Bank of The Dragon: The Tale of a Chinatown Banker

by Armand Gunn

Pub Date: Feb. 12th, 2013
ISBN: 978-1475016383
Publisher: CreateSpace

In this darkly comic debut novel, an incompetent law-school graduate gets in over his head as counsel to a bank in Houston’s Chinatown.

“I have no idea what I’m doing here,” whispers Lazaro Mendoza to an elderly Chinese man at his new job. It’s something of a theme for Lazaro, who’s clueless, lazy and prone to petty theft and drunkenness.
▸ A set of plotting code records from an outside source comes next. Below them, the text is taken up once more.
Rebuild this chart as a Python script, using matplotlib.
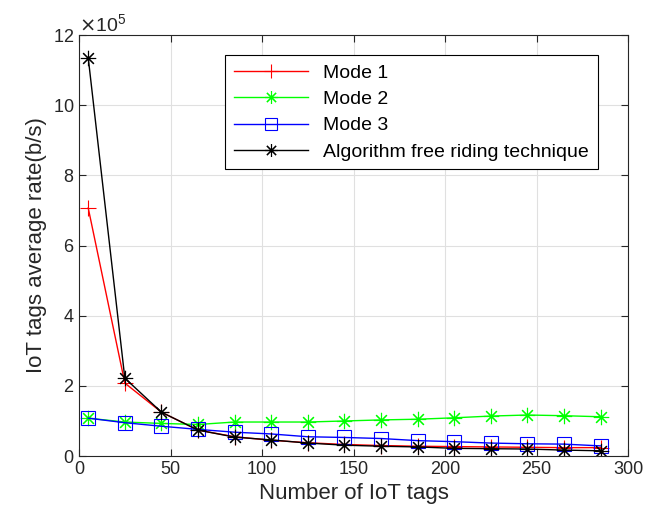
import matplotlib.pyplot as plt
from matplotlib.ticker import ScalarFormatter

plt.rcParams['font.family'] = ['Liberation Sans', 'DejaVu Sans']

tags = [5, 25, 45, 65, 85, 105, 125, 145, 165, 185, 205, 225, 245, 265, 285]
mode1 = [7.07, 2.08, 1.25, 0.74, 0.55, 0.45, 0.38, 0.33, 0.30, 0.28, 0.27, 0.26, 0.25, 0.24, 0.24]
mode2 = [1.08, 0.97, 0.93, 0.90, 0.97, 0.97, 0.97, 1.00, 1.03, 1.05, 1.09, 1.14, 1.17, 1.15, 1.12]
mode3 = [1.08, 0.95, 0.85, 0.76, 0.68, 0.63, 0.55, 0.53, 0.50, 0.44, 0.41, 0.37, 0.35, 0.34, 0.29]
free_riding = [11.35, 2.22, 1.25, 0.74, 0.54, 0.46, 0.37, 0.31, 0.28, 0.26, 0.22, 0.21, 0.20, 0.17, 0.15]

scale = 1e5
star = (8, 2, 0)  # MATLAB-style asterisk

fig = plt.figure(figsize=(6.59, 5.23), dpi=100)
ax = fig.add_axes([0.12, 0.128, 0.833, 0.805])

ax.plot(tags, [v * scale for v in mode1], color='red', marker='+', markersize=12, mew=0.8, lw=1, label='Mode 1')
ax.plot(tags, [v * scale for v in mode2], color='#00ff00', marker=star, markersize=11, mew=0.8, lw=1, label='Mode 2')
ax.plot(tags, [v * scale for v in mode3], color='blue', marker='s', markersize=10, mew=0.8, lw=1,
        markerfacecolor='none', label='Mode 3')
ax.plot(tags, [v * scale for v in free_riding], color='black', marker=star, markersize=11, mew=0.8, lw=1,
        label='Algorithm free riding technique')

ax.set_xlim(0, 300)
ax.set_ylim(0, 12e5)
ax.set_xticks(range(0, 301, 50))
ax.set_yticks([i * 2e5 for i in range(7)])
fmt = ScalarFormatter(useMathText=True)
fmt.set_powerlimits((5, 5))
ax.yaxis.set_major_formatter(fmt)
ax.yaxis.get_offset_text().set_fontsize(14)

ax.grid(True, color='#e0e0e0', lw=0.8)
ax.tick_params(direction='in', labelsize=13, top=True, right=True, length=5, colors='#262626')
for s in ax.spines.values():
    s.set_color('#262626')

ax.set_xlabel('Number of IoT tags', fontsize=16, color='#262626')
ax.set_ylabel('IoT tags average rate(b/s)', fontsize=16, color='#262626')

leg = ax.legend(loc='upper right', bbox_to_anchor=(0.945, 0.952), borderaxespad=0, fontsize=14,
                fancybox=False, edgecolor='black', framealpha=1, borderpad=0.45, labelspacing=0.45,
                handlelength=3.8, markerscale=0.85)
leg.get_frame().set_linewidth(0.8)

fig.savefig('out.png', dpi=100)
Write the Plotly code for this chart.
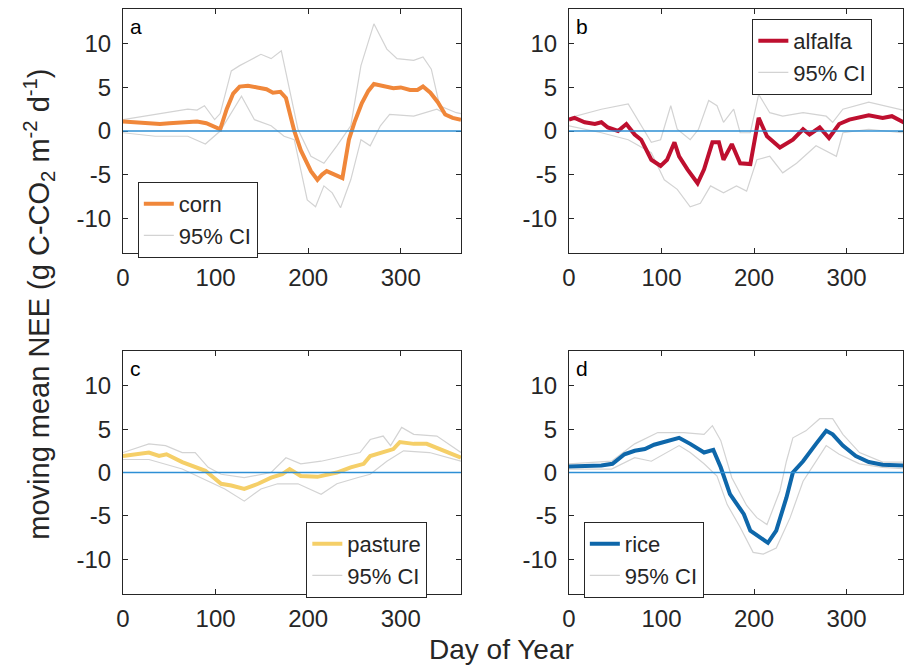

He graduated as an average student from a third-rate law school in 1996, and as he awaits the results of his bar exam, he tries to fill the position of in-house legal counsel to the Cosmopolitan Bank of the Far East. The name may sound exotic, but the bank is housed in a dismal strip mall in Houston’s Chinatown, where Lazaro has to fight grocery shoppers for parking spaces. From his office window, he can see the sparkling, magnificent Enrico Tower, where his hated rival, Edmundo Vicente, now works. In school, both were members of the Latino Law Students Association; Lazaro joined just to get other students’ course outlines. (Lazaro’s idea of a great lawyer comes from a TV show called San Francisco Law.) Enrico, an energy company with dubious business practices, bears an obvious resemblance to Enron; while showing off to Lazaro during a visit, Edmundo blithely darkens a third of California. Lazaro, meanwhile, is tasked with foreclosing on families in poverty. It eventually leads him to a difficult choice, which produces ambiguous results. The flawed and culpable Lazaro may be a difficult character for readers to spend time with, as his life is one long anxiety dream. In his unprepared desperation, he bears some resemblance to the hero of Kingsley Amis’ Lucky Jim (1954), a much funnier and sunnier novel. The comedy gets very dark indeed, but it’s not quite outrageous or bitingly satirical enough to stand with the best of the genre, such as Joseph Heller’s Catch-22 (1961) or Nathanael West’s The Day of the Locust (1939). However, Gunn does get off some pointed zingers and creates some outlandish characters, including a hunchbacked stripper, a madam/pet-shop owner, and a feng shui master, that round out the colorful cast and effectively add to the comic tone.

An engaging black comedy set in the greedy mid-1990s.